Going a little farther, he fell to the ground and prayed that if possible the hour might pass from him. “Abba, Father,” he said, “everything is possible for you. Take this cup from me. Yet not what I will, but what you will.”
Then he returned to his disciples and found them sleeping. “Simon,” he said to Peter, “are you asleep? Could you not keep watch for one hour? Watch and pray so that you will not fall into temptation. The spirit is willing, but the body is weak.”
Once more he went away and prayed the same thing. When he came back, he again found them sleeping, because their eyes were heavy. They did not know what to say to him.
Returning the third time, he said to them, “Are you still sleeping and resting? Enough! The hour has come. Look, the Son of Man is betrayed into the hands of sinners. Rise! Let us go! Here comes my betrayer!”
Just as he was speaking, Judas, one of the Twelve, appeared. With him was a crowd armed with swords and clubs, sent from the chief priests, the teachers of the law, and the elders.
Now the betrayer had arranged a signal with them: “The one I kiss is the man; arrest him and lead him away under guard.” Going at once to Jesus, Judas said, “Rabbi!” and kissed him. The men seized Jesus and arrested him. Then one of those standing near drew his sword and struck the servant of the high priest, cutting off his ear.
“Am I leading a rebellion,” said Jesus, “that you have come out with swords and clubs to capture me? Every day I was with you, teaching in the temple courts, and you did not arrest me. But the Scriptures must be fulfilled.” Then everyone deserted him and fled.

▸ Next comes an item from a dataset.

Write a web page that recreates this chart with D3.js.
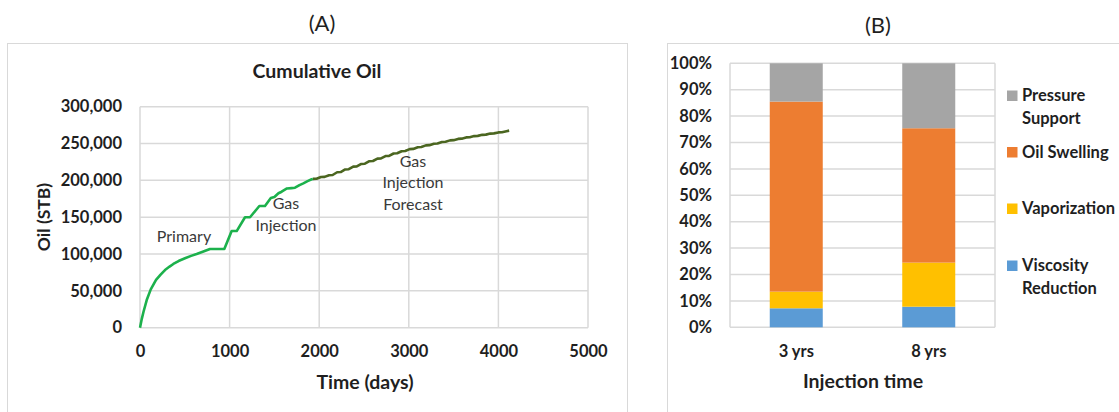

A young man, wearing nothing but a linen garment, was following Jesus. When they seized him, he fled naked, leaving his garment behind.
They took Jesus to the high priest, and all the chief priests, elders and teachers of the law came together. Peter followed him at a distance, right into the courtyard of the high priest. There he sat with the guards and warmed himself at the fire.
The chief priests and the whole Sanhedrin were looking for evidence against Jesus so that they could put him to death, but they did not find any. Many testified falsely against him, but their statements did not agree.
Then some stood up and gave this false testimony against him: “We heard him say, ‘I will destroy this man-made temple and in three days will build another, not made by man.’” Yet even then their testimony did not agree.
Then the high priest stood up before them and asked Jesus, “Are you not going to answer? What is this testimony that these men are bringing against you?” But Jesus remained silent and gave no answer.
Again the high priest asked him, “Are you the Christ, the Son of the Blessed One?”
“I am,” said Jesus. “And you will see the Son of Man sitting at the right hand of the Mighty One and coming on the clouds of heaven.”
The high priest tore his clothes. “Why do we need any more witnesses?” he asked. “You have heard the blasphemy. What do you think?”
They all condemned him as worthy of death. Then some began to spit at him; they blindfolded him, struck him with their fists, and said, “Prophesy!” And the guards took him and beat him.
While Peter was below in the courtyard, one of the servant girls of the high priest came by. When she saw Peter warming himself, she looked closely at him.
“You also were with that Nazarene, Jesus,” she said.
But he denied it. “I don’t know or understand what you’re talking about,” he said, and went out into the entryway.
When the servant girl saw him there, she said again to those standing around, “This fellow is one of them.” Again he denied it.
After a little while, those standing near said to Peter, “Surely you are one of them, for you are a Galilean.”
He began to call down curses on himself, and he swore to them, “I don’t know this man you’re talking about.”
Immediately the rooster crowed the second time. Then Peter remembered the word Jesus had spoken to him: “Before the rooster crows twice you will disown me three times.” And he broke down and wept.